**EXERCISE INSTRUCTIONS**
Scan the data below and pick out the lines containing the word "this".
<<<<
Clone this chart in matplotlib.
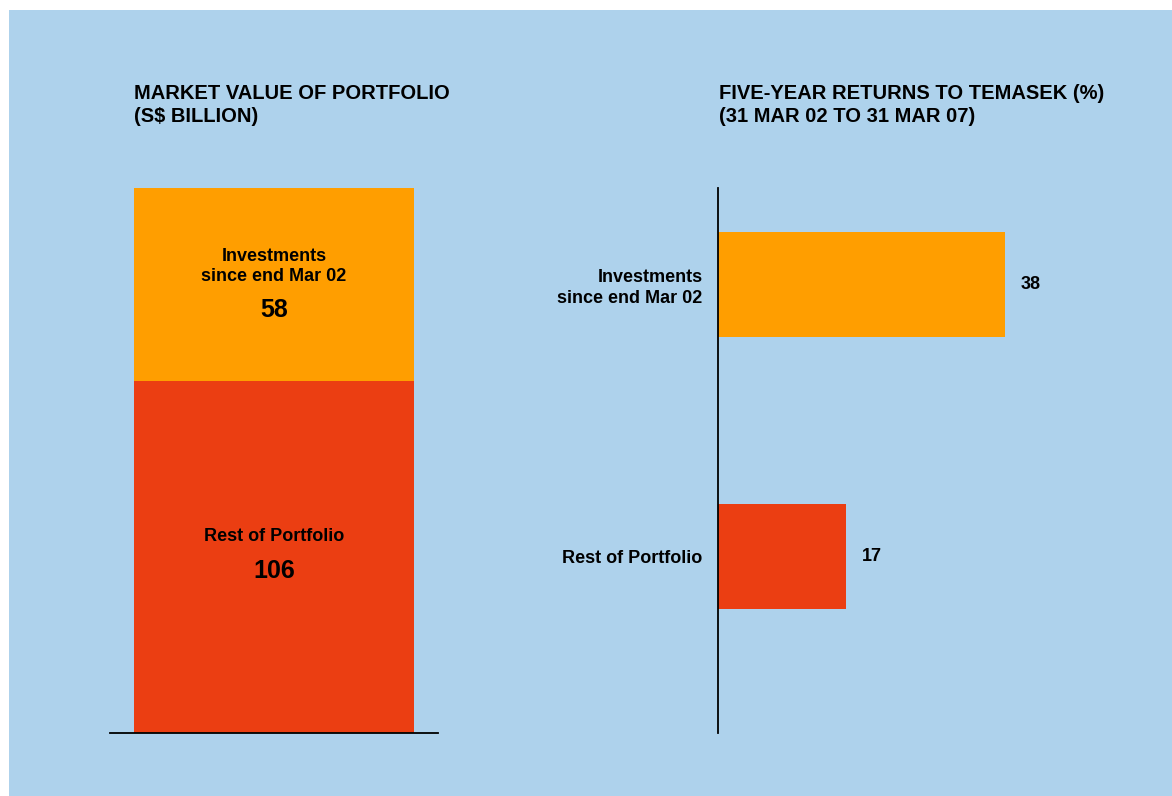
import matplotlib.pyplot as plt
from matplotlib.patches import Rectangle

# data
stack_labels = ["Rest of Portfolio", "Investments\nsince end Mar 02"]
stack_values = [106, 58]
return_labels = ["Rest of Portfolio", "Investments\nsince end Mar 02"]
return_values = [17, 38]

BG = "#aed2ec"
ORANGE = "#ff9e00"
RED = "#eb3e12"
W, H = 1172, 796

plt.rcParams['font.family'] = ['Liberation Sans', 'DejaVu Sans']
plt.rcParams['font.weight'] = 'bold'

fig = plt.figure(figsize=(W / 100, H / 100), dpi=100, facecolor="white")


def fx(px):
    return px / W


def fy(py):
    return 1 - py / H


# light blue panel behind everything
fig.patches.append(Rectangle((fx(9), 0), 1 - fx(9), fy(10), transform=fig.transFigure,
                             facecolor=BG, edgecolor="none", zorder=-10))

## left: stacked bar
ax1 = fig.add_axes([fx(110), fy(733), fx(328), fy(188) - fy(733)])
ax1.set_facecolor("none")
bottom = 0
colors = [RED, ORANGE]
# (label offset, number offset) in points from segment middle
offsets = [(15, -10), (12.6, -18.4)]
for lab, val, col, (lo, no) in zip(stack_labels, stack_values, colors, offsets):
    ax1.bar(0, val, bottom=bottom, width=280 / 328, color=col, linewidth=0)
    mid = bottom + val / 2
    ax1.annotate(lab, (0, mid), xytext=(0, lo), textcoords="offset points",
                 ha="center", va="center", fontsize=13, linespacing=1.25)
    ax1.annotate(str(val), (0, mid), xytext=(0, no), textcoords="offset points",
                 ha="center", va="center", fontsize=18)
    bottom += val
ax1.set_xlim(-0.5, 0.5)
ax1.set_ylim(0, sum(stack_values))
for s in ["top", "right", "left"]:
    ax1.spines[s].set_visible(False)
ax1.spines["bottom"].set_linewidth(1.3)
ax1.set_xticks([])
ax1.set_yticks([])

## right: horizontal bars
ax2 = fig.add_axes([fx(718), fy(733), fx(400), fy(188) - fy(733)])
ax2.set_facecolor("none")
ypos = [0, 1]
ax2.barh(ypos, return_values, height=105 / 272, color=[RED, ORANGE], linewidth=0)
for y, v in zip(ypos, return_values):
    ax2.annotate(str(v), (v, y), xytext=(11, 0), textcoords="offset points",
                 ha="left", va="center", fontsize=13)
ax2.set_ylim(-176.5 / 272, 1 + 96.5 / 272)
ax2.set_xlim(0, 400 / 7.55)
for s in ["top", "right", "bottom"]:
    ax2.spines[s].set_visible(False)
ax2.spines["left"].set_linewidth(1.3)
ax2.set_xticks([])
ax2.set_yticks(ypos)
ax2.set_yticklabels(return_labels, fontsize=13, linespacing=1.25)
ax2.tick_params(axis="y", length=0, pad=11)

## titles
fig.text(fx(134), fy(105), "MARKET VALUE OF PORTFOLIO\n(S$ BILLION)", ha="left", va="center",
         fontsize=14.5, linespacing=1.3)
fig.text(fx(719), fy(105), "FIVE-YEAR RETURNS TO TEMASEK (%)\n(31 MAR 02 TO 31 MAR 07)",
         ha="left", va="center", fontsize=14.5, linespacing=1.3)

fig.savefig("out.png", dpi=100, facecolor="white")
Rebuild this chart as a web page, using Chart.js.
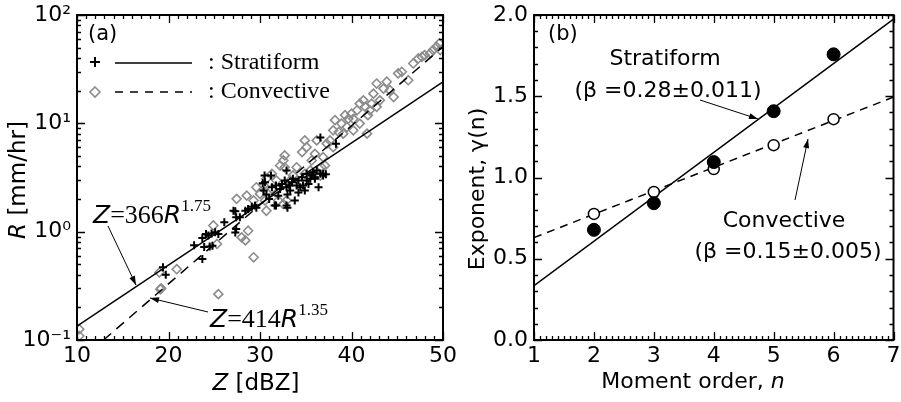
>>>>
**FINISHED EXERCISE**
Clone this chart in matplotlib.
Rebuild this chart as a web page, using Chart.js.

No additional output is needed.